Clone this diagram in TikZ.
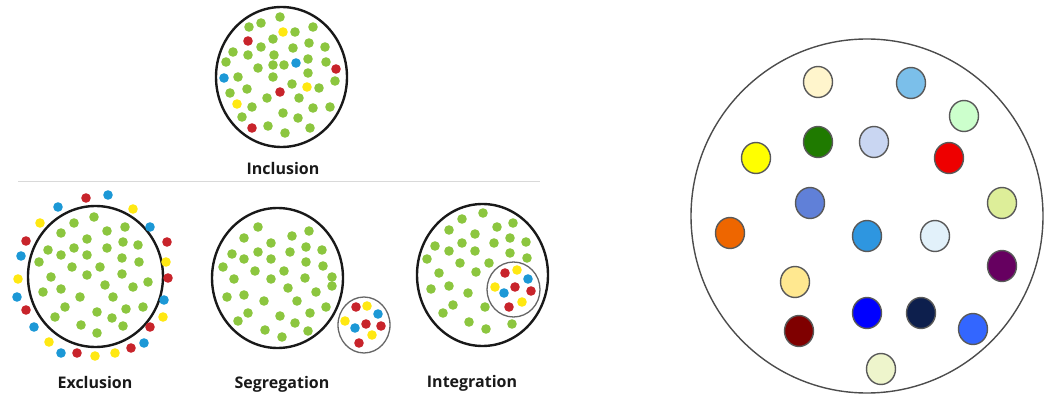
\documentclass[tikz,border=0pt]{standalone}
\usepackage{fontspec}
\setmainfont{Open Sans}
\begin{document}
\begin{tikzpicture}[x=1pt,y=-1pt,
  big/.style={draw=black!90,line width=2.4pt},
  small/.style={draw=black!60,line width=1.3pt},
  lbl/.style={font=\fontsize{16}{17}\selectfont\bfseries,text=black!90},
  rdot/.style={draw=black!65,line width=1.4pt}]
\definecolor{gG}{HTML}{8CC63F}
\definecolor{gR}{HTML}{C8242B}
\definecolor{gB}{HTML}{1C98D6}
\definecolor{gY}{HTML}{FFE812}
\useasboundingbox (0,0) rectangle (1044,398);
\def\dr{4.8}
% ---------- Inclusion ----------
\draw[big] (281.5,77) ellipse (65.5 and 70);
\foreach \x/\y in {280/17,249/27,261/23,295/32,313/27,273/39,233/52,248/55,261/47,274/55,293/48,309/43,325/47,226/62,258/68,273/65,284/65,308/59,326/62,238/77,273/77,292/84,308/73,335/81,230/93,247/89,267/98,299/98,319/88,252/107,283/113,313/108,330/107,242/117,268/126,298/118,285/133,310/128}
  \fill[gG] (\x,\y) circle (\dr);
\foreach \x/\y in {248/41,336/69,280/92,252/128} \fill[gR] (\x,\y) circle (\dr);
\foreach \x/\y in {296/63,224/78} \fill[gB] (\x,\y) circle (\dr);
\foreach \x/\y in {283/32,307/87,237/104} \fill[gY] (\x,\y) circle (\dr);
\node[lbl] (inc) at (283,169) {Inclusion};
% separator
\draw[black!15,line width=1pt] (18,181.5) -- (540,181.5);
% ---------- Exclusion ----------
\draw[big] (95.5,276.5) ellipse (67.5 and 70.5);
\foreach \x/\y in {94/217,74/223,61/233,107/231,125/227,87/239,48/250,61/255,74/248,87/255,107/248,123/242,138/245,39/262,72/267,100/267,122/258,139/262,51/277,87/275,122/274,148/282,105/285,133/287,43/292,61/289,80/297,113/297,65/307,97/312,126/309,143/307,55/317,112/318,81/325,123/326,97/333}
  \fill[gG] (\x,\y) circle (\dr);
\foreach \x/\y in {86/198,26/241,167/242,168/278,26/310,150/327,77/353,131/348} \fill[gR] (\x,\y) circle (\dr);
\foreach \x/\y in {108/195,58/207,150/227,21/256,17/297,164/300,34/327,144/343,61/353} \fill[gB] (\x,\y) circle (\dr);
\foreach \x/\y in {133/209,40/223,166/262,18/279,163/317,49/342,95/356,115/353} \fill[gY] (\x,\y) circle (\dr);
\node[lbl] (exc) at (95,382) {Exclusion};
% ---------- Segregation ----------
\draw[big] (277.5,278) ellipse (65.5 and 70);
\foreach \x/\y in {258/227,244/238,292/236,309/231,271/243,232/254,258/252,290/252,306/247,322/250,244/259,271/259,306/262,223/267,323/266,255/271,284/271,234/279,271/279,305/278,332/277,332/286,288/288,244/295,227/297,316/292,264/301,297/301,326/307,248/313,310/313,238/321,280/316,295/323,265/330,308/331,282/337}
  \fill[gG] (\x,\y) circle (\dr);
\draw[small] (364,325) ellipse (26 and 28);
\foreach \x/\y in {356/307,366/324,381/326,359/343} \fill[gR] (\x,\y) circle (\dr);
\foreach \x/\y in {378/314,355/328} \fill[gB] (\x,\y) circle (\dr);
\foreach \x/\y in {367/306,345/321,372/335} \fill[gY] (\x,\y) circle (\dr);
\node[lbl] (seg) at (282,384) {Segregation};
% ---------- Integration ----------
\draw[big] (482.5,275) ellipse (65.5 and 71);
\foreach \x/\y in {483/213,462/219,497/227,513/223,449/230,475/234,435/246,449/251,462/243,475/251,494/243,510/238,526/242,427/259,460/263,489/263,510/253,527/258,439/273,476/272,431/289,449/286,468/293,453/305,443/313,485/307,469/322,486/329,512/324}
  \fill[gG] (\x,\y) circle (\dr);
\draw[small] (513.5,289.5) ellipse (26.5 and 27.5);
\foreach \x/\y in {505/273,515/287,531/291,509/307} \fill[gR] (\x,\y) circle (\dr);
\foreach \x/\y in {528/279,504/293} \fill[gB] (\x,\y) circle (\dr);
\foreach \x/\y in {517/270,495/287,522/302} \fill[gY] (\x,\y) circle (\dr);
\node[lbl] (int) at (472,383) {Integration};
% ---------- Right circle ----------
\draw[black!70,line width=1.4pt] (867,216) ellipse (176 and 177);
\foreach \x/\y/\c in {818/82/FFF5CC,911/83/7BBFEA,964/116/CCFFCC,818/142/1F7A00,874/142/C9D6F2,756/158/FFFF00,949/158/EE0000,810/203/6080D8,1002/203/DDEE99,730/233/EE6600,867/236/2E96E0,935/236/E2F1FA,1002/266/660060,795/282/FFE890,867/313/0000FF,921/313/0D1F4D,799/331/7F0000,973/329/3366FF,881/369/EEF5CC}
{
  \definecolor{tmpc}{HTML}{\c}
  \draw[rdot,fill=tmpc] (\x,\y) ellipse (14.5 and 15.5);
}
\end{tikzpicture}
\end{document}
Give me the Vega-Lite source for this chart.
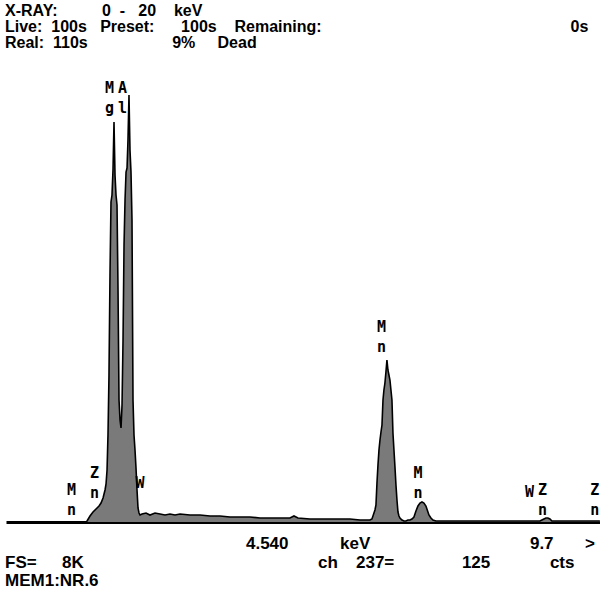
{
  "$schema": "https://vega.github.io/schema/vega-lite/v6.json",
  "autosize": "none",
  "width": 594,
  "height": 450,
  "padding": {"left": 6, "top": 72, "right": 0, "bottom": 75},
  "background": "white",
  "config": {
    "view": {"stroke": null},
    "axisX": {"domain": true, "domainColor": "black", "domainWidth": 3, "ticks": false, "labels": false, "grid": false, "title": null},
    "axisY": {"domain": false, "ticks": false, "labels": false, "grid": false, "title": null}
  },
  "title": {
    "text": [
      "X-RAY:\u00a0\u00a0\u00a0\u00a0\u00a0\u00a0\u00a0\u00a0\u00a0\u00a00\u00a0\u00a0-\u00a0\u00a0\u00a020\u00a0\u00a0\u00a0\u00a0keV",
      "Live:\u00a0\u00a0100s\u00a0\u00a0\u00a0Preset:\u00a0\u00a0\u00a0\u00a0\u00a0\u00a0100s\u00a0\u00a0\u00a0\u00a0Remaining:\u00a0\u00a0\u00a0\u00a0\u00a0\u00a0\u00a0\u00a0\u00a0\u00a0\u00a0\u00a0\u00a0\u00a0\u00a0\u00a0\u00a0\u00a0\u00a0\u00a0\u00a0\u00a0\u00a0\u00a0\u00a0\u00a0\u00a0\u00a0\u00a0\u00a0\u00a0\u00a0\u00a0\u00a0\u00a0\u00a0\u00a0\u00a0\u00a0\u00a0\u00a0\u00a0\u00a0\u00a0\u00a0\u00a0\u00a0\u00a0\u00a0\u00a0\u00a0\u00a0\u00a0\u00a0\u00a0\u00a00s",
      "Real:\u00a0\u00a0110s\u00a0\u00a0\u00a0\u00a0\u00a0\u00a0\u00a0\u00a0\u00a0\u00a0\u00a0\u00a0\u00a0\u00a0\u00a0\u00a0\u00a0\u00a0\u00a09%\u00a0\u00a0\u00a0\u00a0\u00a0Dead"
    ],
    "anchor": "start",
    "frame": "group",
    "dx": -1,
    "offset": 21,
    "font": "Liberation Sans",
    "fontSize": 16,
    "fontWeight": "bold",
    "lineHeight": 16,
    "color": "black"
  },
  "datasets": {
    "spectrum": [
      {"kev": 0.797, "cts": 0}, {"kev": 0.814, "cts": 18}, {"kev": 0.864, "cts": 108}, {"kev": 0.915, "cts": 180},
      {"kev": 0.966, "cts": 234}, {"kev": 1.017, "cts": 288}, {"kev": 1.051, "cts": 342}, {"kev": 1.085, "cts": 432},
      {"kev": 1.102, "cts": 504}, {"kev": 1.119, "cts": 576}, {"kev": 1.136, "cts": 684}, {"kev": 1.153, "cts": 936},
      {"kev": 1.169, "cts": 1566}, {"kev": 1.186, "cts": 2646}, {"kev": 1.203, "cts": 4446}, {"kev": 1.220, "cts": 5760},
      {"kev": 1.237, "cts": 5886}, {"kev": 1.254, "cts": 6336}, {"kev": 1.271, "cts": 7200}, {"kev": 1.288, "cts": 6246},
      {"kev": 1.305, "cts": 5886}, {"kev": 1.322, "cts": 5706}, {"kev": 1.339, "cts": 4176}, {"kev": 1.356, "cts": 2196},
      {"kev": 1.373, "cts": 1836}, {"kev": 1.390, "cts": 1692}, {"kev": 1.407, "cts": 2106}, {"kev": 1.424, "cts": 3276},
      {"kev": 1.441, "cts": 4986}, {"kev": 1.458, "cts": 5796}, {"kev": 1.475, "cts": 6300}, {"kev": 1.492, "cts": 6372},
      {"kev": 1.508, "cts": 6876}, {"kev": 1.525, "cts": 7686}, {"kev": 1.542, "cts": 6696}, {"kev": 1.559, "cts": 6300},
      {"kev": 1.576, "cts": 5436}, {"kev": 1.593, "cts": 2196}, {"kev": 1.610, "cts": 1566}, {"kev": 1.627, "cts": 1296},
      {"kev": 1.644, "cts": 972}, {"kev": 1.661, "cts": 576}, {"kev": 1.678, "cts": 252}, {"kev": 1.695, "cts": 162},
      {"kev": 1.712, "cts": 126}, {"kev": 1.746, "cts": 144}, {"kev": 1.814, "cts": 162}, {"kev": 1.881, "cts": 126},
      {"kev": 1.966, "cts": 162}, {"kev": 2.051, "cts": 144}, {"kev": 2.136, "cts": 126}, {"kev": 2.220, "cts": 144},
      {"kev": 2.305, "cts": 126}, {"kev": 2.390, "cts": 144}, {"kev": 2.559, "cts": 126}, {"kev": 2.729, "cts": 126},
      {"kev": 2.898, "cts": 108}, {"kev": 3.068, "cts": 108}, {"kev": 3.237, "cts": 90}, {"kev": 3.407, "cts": 90},
      {"kev": 3.576, "cts": 90}, {"kev": 3.746, "cts": 72}, {"kev": 3.915, "cts": 72}, {"kev": 4.085, "cts": 72},
      {"kev": 4.254, "cts": 72}, {"kev": 4.322, "cts": 108}, {"kev": 4.390, "cts": 72}, {"kev": 4.593, "cts": 54},
      {"kev": 4.763, "cts": 54}, {"kev": 4.932, "cts": 54}, {"kev": 5.102, "cts": 54}, {"kev": 5.271, "cts": 54},
      {"kev": 5.441, "cts": 36}, {"kev": 5.576, "cts": 36}, {"kev": 5.610, "cts": 36}, {"kev": 5.644, "cts": 54},
      {"kev": 5.661, "cts": 108}, {"kev": 5.678, "cts": 162}, {"kev": 5.695, "cts": 216}, {"kev": 5.712, "cts": 306},
      {"kev": 5.729, "cts": 702}, {"kev": 5.746, "cts": 1026}, {"kev": 5.763, "cts": 1296}, {"kev": 5.780, "cts": 1476},
      {"kev": 5.797, "cts": 1620}, {"kev": 5.814, "cts": 1746}, {"kev": 5.831, "cts": 2196}, {"kev": 5.847, "cts": 2376},
      {"kev": 5.864, "cts": 2502}, {"kev": 5.881, "cts": 2700}, {"kev": 5.898, "cts": 2916}, {"kev": 5.915, "cts": 2736},
      {"kev": 5.932, "cts": 2646}, {"kev": 5.949, "cts": 2556}, {"kev": 5.966, "cts": 2376}, {"kev": 5.983, "cts": 2196},
      {"kev": 6.000, "cts": 1602}, {"kev": 6.017, "cts": 1296}, {"kev": 6.034, "cts": 990}, {"kev": 6.051, "cts": 666},
      {"kev": 6.068, "cts": 396}, {"kev": 6.085, "cts": 180}, {"kev": 6.102, "cts": 108}, {"kev": 6.119, "cts": 72},
      {"kev": 6.153, "cts": 36}, {"kev": 6.186, "cts": 18}, {"kev": 6.220, "cts": 18}, {"kev": 6.254, "cts": 36},
      {"kev": 6.288, "cts": 36}, {"kev": 6.322, "cts": 54}, {"kev": 6.356, "cts": 90}, {"kev": 6.373, "cts": 144},
      {"kev": 6.390, "cts": 198}, {"kev": 6.424, "cts": 288}, {"kev": 6.458, "cts": 342}, {"kev": 6.492, "cts": 360},
      {"kev": 6.525, "cts": 342}, {"kev": 6.559, "cts": 288}, {"kev": 6.593, "cts": 180}, {"kev": 6.610, "cts": 126},
      {"kev": 6.644, "cts": 72}, {"kev": 6.678, "cts": 36}, {"kev": 6.729, "cts": 18}, {"kev": 6.966, "cts": 18},
      {"kev": 7.305, "cts": 18}, {"kev": 7.644, "cts": 18}, {"kev": 7.983, "cts": 18}, {"kev": 8.322, "cts": 18},
      {"kev": 8.492, "cts": 18}, {"kev": 8.525, "cts": 36}, {"kev": 8.559, "cts": 54}, {"kev": 8.593, "cts": 72},
      {"kev": 8.627, "cts": 72}, {"kev": 8.661, "cts": 54}, {"kev": 8.695, "cts": 18}, {"kev": 9.000, "cts": 18},
      {"kev": 9.339, "cts": 18}, {"kev": 9.508, "cts": 18}
    ],
    "peaks": [
      {"kev": 1.195, "cts": 7722, "label": "M\ng"},
      {"kev": 1.415, "cts": 7722, "label": "A\nl"},
      {"kev": 5.805, "cts": 3420, "label": "M\nn"},
      {"kev": 6.424, "cts": 792, "label": "M\nn"},
      {"kev": 0.941, "cts": 792, "label": "Z\nn"},
      {"kev": 0.551, "cts": 486, "label": "M\nn"},
      {"kev": 1.712, "cts": 612, "label": "W"},
      {"kev": 8.314, "cts": 450, "label": "W"},
      {"kev": 8.534, "cts": 486, "label": "Z\nn"},
      {"kev": 9.42, "cts": 486, "label": "Z\nn"}
    ],
    "readout": [
      {"kev": 3.508, "cts": -486, "label": "4.540"},
      {"kev": 5.102, "cts": -486, "label": "keV"},
      {"kev": 8.322, "cts": -486, "label": "9.7"},
      {"kev": 9.254, "cts": -486, "label": ">"},
      {"kev": -0.576, "cts": -828, "label": "FS="},
      {"kev": 0.39, "cts": -828, "label": "8K"},
      {"kev": 4.729, "cts": -828, "label": "ch"},
      {"kev": 5.373, "cts": -828, "label": "237="},
      {"kev": 7.169, "cts": -828, "label": "125"},
      {"kev": 8.661, "cts": -828, "label": "cts"},
      {"kev": -0.576, "cts": -1152, "label": "MEM1:NR.6"}
    ]
  },
  "layer": [
    {
      "data": {"name": "spectrum"},
      "mark": {"type": "area", "color": "#7a7a7a", "interpolate": "linear"},
      "encoding": {
        "x": {"field": "kev", "type": "quantitative", "scale": {"domain": [-0.56, 9.51], "nice": false, "zero": false}},
        "y": {"field": "cts", "type": "quantitative", "scale": {"domain": [0, 8100], "nice": false}}
      }
    },
    {
      "data": {"name": "spectrum"},
      "mark": {"type": "line", "color": "black", "strokeWidth": 1.6},
      "encoding": {
        "x": {"field": "kev", "type": "quantitative"},
        "y": {"field": "cts", "type": "quantitative"}
      }
    },
    {
      "data": {"name": "peaks"},
      "mark": {"type": "text", "clip": false, "font": "DejaVu Sans Mono", "fontSize": 15, "fontWeight": "bold", "lineBreak": "\n", "lineHeight": 20, "align": "center", "baseline": "alphabetic", "color": "black"},
      "encoding": {
        "x": {"field": "kev", "type": "quantitative"},
        "y": {"field": "cts", "type": "quantitative"},
        "text": {"field": "label"}
      }
    },
    {
      "data": {"name": "readout"},
      "mark": {"type": "text", "clip": false, "font": "Liberation Sans", "fontSize": 17, "fontWeight": "bold", "align": "left", "baseline": "alphabetic", "color": "black"},
      "encoding": {
        "x": {"field": "kev", "type": "quantitative"},
        "y": {"field": "cts", "type": "quantitative"},
        "text": {"field": "label"}
      }
    }
  ]
}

Problem details:
Extract every line above that contains the word "this".

Task response:
Clone this diagram in TikZ.
Give me the Vega-Lite source for this chart.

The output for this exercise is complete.